►

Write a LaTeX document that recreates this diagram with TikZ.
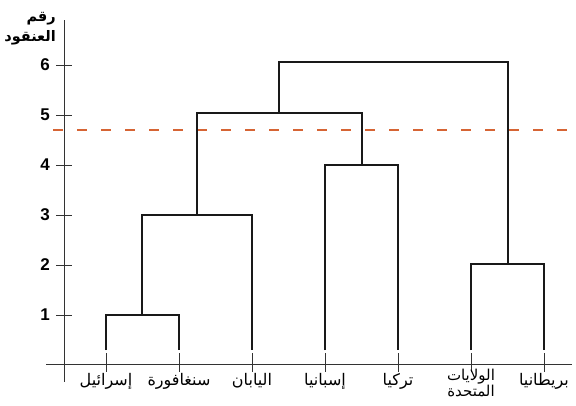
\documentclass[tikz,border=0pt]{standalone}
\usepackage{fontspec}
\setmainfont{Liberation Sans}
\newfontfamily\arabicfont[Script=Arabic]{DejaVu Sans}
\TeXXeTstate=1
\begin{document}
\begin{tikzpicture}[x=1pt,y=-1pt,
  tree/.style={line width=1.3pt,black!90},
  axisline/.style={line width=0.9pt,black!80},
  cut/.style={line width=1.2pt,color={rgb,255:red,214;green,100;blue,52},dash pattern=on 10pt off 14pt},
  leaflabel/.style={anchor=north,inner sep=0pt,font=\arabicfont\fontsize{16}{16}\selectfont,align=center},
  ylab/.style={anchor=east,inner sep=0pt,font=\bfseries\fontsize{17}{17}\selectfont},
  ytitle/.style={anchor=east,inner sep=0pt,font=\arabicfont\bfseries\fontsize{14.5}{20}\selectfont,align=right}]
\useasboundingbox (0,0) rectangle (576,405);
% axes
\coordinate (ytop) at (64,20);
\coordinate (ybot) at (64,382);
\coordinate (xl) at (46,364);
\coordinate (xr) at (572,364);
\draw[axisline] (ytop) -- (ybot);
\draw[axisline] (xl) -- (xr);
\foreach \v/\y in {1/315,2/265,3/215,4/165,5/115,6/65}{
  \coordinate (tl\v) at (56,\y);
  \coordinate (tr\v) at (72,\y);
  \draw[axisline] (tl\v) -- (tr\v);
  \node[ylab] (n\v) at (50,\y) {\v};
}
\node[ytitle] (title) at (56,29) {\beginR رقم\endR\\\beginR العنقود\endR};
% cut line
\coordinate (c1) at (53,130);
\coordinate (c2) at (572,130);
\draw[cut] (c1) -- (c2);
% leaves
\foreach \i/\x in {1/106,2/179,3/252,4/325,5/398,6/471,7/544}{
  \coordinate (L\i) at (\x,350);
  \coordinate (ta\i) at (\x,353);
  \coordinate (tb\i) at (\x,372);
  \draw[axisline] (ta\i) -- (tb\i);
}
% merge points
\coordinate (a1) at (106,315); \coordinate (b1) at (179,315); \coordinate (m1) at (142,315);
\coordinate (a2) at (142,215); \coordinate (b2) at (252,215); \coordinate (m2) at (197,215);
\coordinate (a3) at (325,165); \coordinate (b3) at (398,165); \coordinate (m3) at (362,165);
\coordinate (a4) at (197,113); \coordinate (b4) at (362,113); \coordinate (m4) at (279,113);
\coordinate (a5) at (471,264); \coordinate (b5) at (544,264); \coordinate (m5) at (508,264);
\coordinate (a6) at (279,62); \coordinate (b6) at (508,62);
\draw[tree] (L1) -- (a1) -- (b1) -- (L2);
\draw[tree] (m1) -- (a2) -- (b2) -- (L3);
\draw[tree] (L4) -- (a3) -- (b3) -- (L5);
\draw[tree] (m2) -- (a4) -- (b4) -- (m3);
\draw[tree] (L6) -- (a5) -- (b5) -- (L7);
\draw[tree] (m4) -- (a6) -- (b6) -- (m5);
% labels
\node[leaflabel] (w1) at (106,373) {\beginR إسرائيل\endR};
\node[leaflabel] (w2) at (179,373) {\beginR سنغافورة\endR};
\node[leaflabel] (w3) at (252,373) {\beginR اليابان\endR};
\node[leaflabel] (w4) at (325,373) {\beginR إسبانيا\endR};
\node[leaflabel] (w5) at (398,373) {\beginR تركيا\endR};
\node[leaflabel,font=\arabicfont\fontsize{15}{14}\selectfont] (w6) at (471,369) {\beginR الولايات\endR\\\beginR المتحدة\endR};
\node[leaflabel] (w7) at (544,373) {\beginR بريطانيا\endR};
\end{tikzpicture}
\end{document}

◄
►

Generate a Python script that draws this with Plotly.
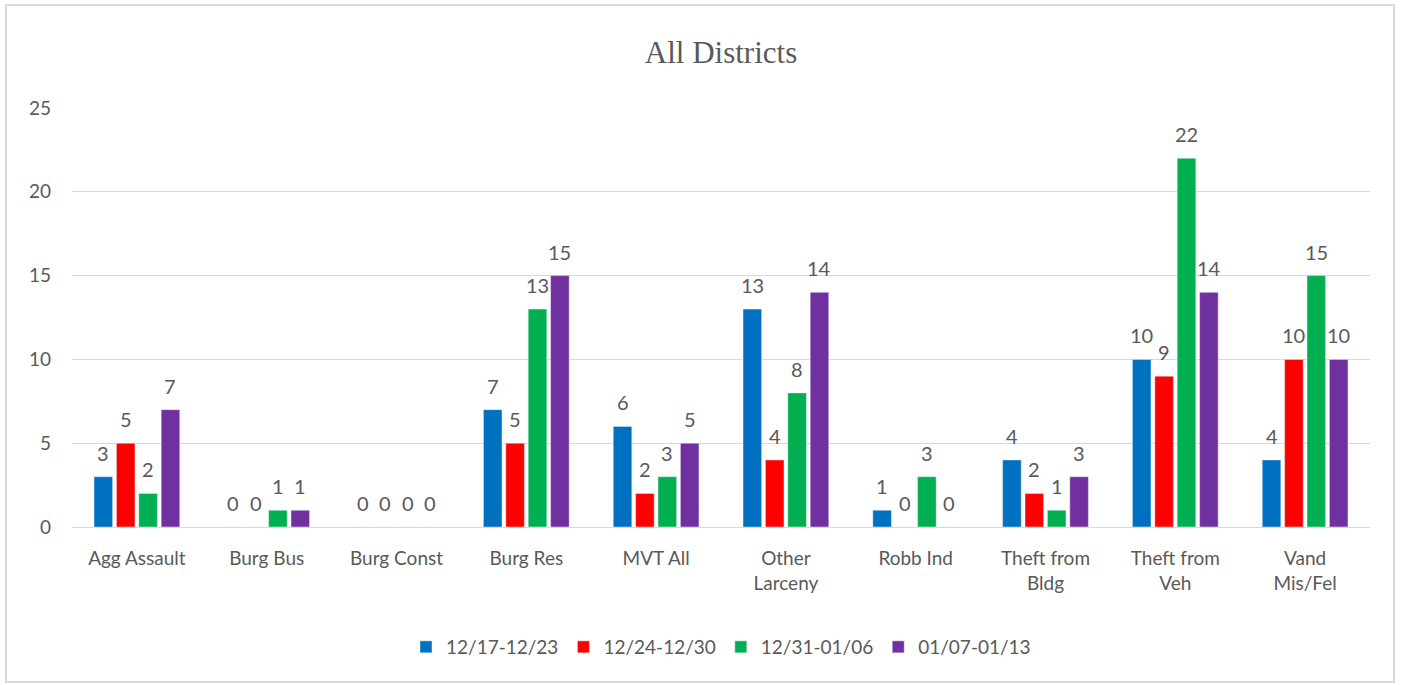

◄
►

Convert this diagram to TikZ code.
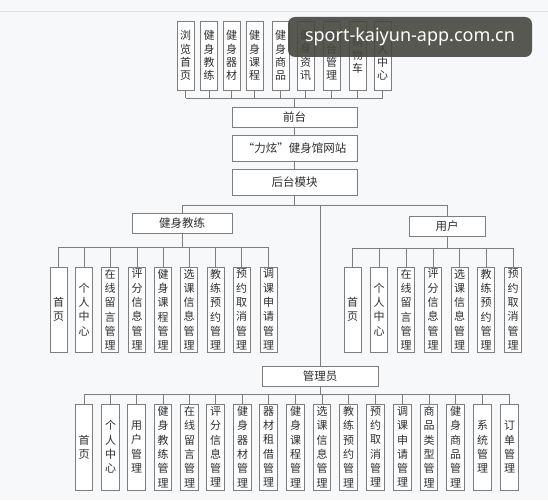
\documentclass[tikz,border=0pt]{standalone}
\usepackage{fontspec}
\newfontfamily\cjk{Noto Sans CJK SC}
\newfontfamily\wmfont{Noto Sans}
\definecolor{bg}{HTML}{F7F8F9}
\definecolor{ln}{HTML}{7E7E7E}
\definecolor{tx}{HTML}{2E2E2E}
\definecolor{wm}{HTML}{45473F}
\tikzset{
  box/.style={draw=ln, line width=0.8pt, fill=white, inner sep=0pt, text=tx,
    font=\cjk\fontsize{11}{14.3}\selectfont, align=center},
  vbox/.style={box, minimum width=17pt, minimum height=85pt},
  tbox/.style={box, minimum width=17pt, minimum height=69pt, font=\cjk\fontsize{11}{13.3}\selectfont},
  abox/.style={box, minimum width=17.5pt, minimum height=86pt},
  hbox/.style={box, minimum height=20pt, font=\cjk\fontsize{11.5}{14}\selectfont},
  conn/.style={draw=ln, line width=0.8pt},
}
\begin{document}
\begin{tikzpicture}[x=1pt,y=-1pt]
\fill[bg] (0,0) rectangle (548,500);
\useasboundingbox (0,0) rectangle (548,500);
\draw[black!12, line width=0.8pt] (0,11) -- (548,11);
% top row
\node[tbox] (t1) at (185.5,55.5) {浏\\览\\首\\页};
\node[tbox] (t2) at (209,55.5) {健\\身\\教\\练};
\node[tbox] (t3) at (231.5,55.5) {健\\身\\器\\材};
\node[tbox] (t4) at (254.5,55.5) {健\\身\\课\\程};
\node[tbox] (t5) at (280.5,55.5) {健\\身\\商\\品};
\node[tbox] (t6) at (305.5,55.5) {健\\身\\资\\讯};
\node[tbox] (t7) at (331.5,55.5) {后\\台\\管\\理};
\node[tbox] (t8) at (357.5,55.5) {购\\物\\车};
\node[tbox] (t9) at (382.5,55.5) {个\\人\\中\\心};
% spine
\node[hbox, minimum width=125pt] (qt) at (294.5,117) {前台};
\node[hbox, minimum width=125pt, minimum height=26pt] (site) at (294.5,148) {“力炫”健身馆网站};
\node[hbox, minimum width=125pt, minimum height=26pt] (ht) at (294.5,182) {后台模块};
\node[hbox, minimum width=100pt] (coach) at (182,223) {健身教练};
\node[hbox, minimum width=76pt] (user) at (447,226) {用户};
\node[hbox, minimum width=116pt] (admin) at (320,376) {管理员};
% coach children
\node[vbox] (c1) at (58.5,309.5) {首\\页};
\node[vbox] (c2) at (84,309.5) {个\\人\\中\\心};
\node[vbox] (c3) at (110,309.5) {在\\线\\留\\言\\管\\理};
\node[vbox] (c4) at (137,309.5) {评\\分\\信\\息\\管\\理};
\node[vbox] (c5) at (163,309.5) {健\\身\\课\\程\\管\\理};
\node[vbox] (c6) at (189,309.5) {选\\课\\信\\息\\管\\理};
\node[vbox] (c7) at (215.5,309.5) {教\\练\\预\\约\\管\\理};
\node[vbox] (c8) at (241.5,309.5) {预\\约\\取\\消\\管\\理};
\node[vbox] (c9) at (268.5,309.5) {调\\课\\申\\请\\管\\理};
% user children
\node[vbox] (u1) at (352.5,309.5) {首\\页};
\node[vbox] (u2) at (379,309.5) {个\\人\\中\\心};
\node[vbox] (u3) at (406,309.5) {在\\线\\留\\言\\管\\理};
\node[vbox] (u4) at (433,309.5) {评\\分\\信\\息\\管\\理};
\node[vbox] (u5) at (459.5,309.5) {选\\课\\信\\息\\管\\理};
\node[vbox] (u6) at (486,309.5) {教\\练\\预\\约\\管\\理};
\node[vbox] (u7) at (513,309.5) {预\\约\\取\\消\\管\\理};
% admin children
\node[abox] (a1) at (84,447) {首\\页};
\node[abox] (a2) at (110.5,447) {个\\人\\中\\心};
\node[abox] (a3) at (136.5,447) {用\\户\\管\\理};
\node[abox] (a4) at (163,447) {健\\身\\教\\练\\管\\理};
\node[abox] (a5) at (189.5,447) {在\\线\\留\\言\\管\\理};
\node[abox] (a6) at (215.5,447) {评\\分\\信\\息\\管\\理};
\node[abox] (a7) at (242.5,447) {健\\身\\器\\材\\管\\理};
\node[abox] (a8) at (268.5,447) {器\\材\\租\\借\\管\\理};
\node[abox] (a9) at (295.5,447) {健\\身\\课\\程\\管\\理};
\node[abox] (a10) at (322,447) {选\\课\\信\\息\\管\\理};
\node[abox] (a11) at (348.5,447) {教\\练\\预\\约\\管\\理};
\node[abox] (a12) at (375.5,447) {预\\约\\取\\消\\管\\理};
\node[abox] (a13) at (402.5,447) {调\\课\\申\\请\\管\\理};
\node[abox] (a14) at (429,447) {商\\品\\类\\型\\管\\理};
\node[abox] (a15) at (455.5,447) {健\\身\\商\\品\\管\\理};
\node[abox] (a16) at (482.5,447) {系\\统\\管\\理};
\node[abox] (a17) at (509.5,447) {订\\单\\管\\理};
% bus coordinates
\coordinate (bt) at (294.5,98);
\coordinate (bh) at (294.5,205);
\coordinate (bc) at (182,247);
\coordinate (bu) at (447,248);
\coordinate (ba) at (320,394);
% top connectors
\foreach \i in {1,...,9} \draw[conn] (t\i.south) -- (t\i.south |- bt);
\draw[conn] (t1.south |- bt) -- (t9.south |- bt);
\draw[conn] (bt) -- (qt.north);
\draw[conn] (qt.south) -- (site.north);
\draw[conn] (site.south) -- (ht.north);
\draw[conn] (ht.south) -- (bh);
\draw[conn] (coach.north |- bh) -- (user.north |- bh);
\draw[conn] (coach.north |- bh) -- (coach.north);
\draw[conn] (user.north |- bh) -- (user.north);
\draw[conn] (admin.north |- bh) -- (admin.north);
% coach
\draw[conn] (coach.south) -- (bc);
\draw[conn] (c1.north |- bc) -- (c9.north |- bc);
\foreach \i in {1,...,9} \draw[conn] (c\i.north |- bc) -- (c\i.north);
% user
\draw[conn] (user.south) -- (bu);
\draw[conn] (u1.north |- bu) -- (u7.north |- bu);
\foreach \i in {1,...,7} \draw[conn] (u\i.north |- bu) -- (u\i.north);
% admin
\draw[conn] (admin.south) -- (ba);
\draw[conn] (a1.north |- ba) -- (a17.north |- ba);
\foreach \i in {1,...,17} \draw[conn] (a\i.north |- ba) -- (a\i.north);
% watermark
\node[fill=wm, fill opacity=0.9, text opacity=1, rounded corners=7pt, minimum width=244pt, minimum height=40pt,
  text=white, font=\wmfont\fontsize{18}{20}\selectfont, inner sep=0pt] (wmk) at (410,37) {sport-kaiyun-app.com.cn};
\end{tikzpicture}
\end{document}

◄

TASK:
Gather each line holding the string "that".

CORRECT OUTPUT:
Write a LaTeX document that recreates this diagram with TikZ.
Generate a Python script that draws this with Plotly.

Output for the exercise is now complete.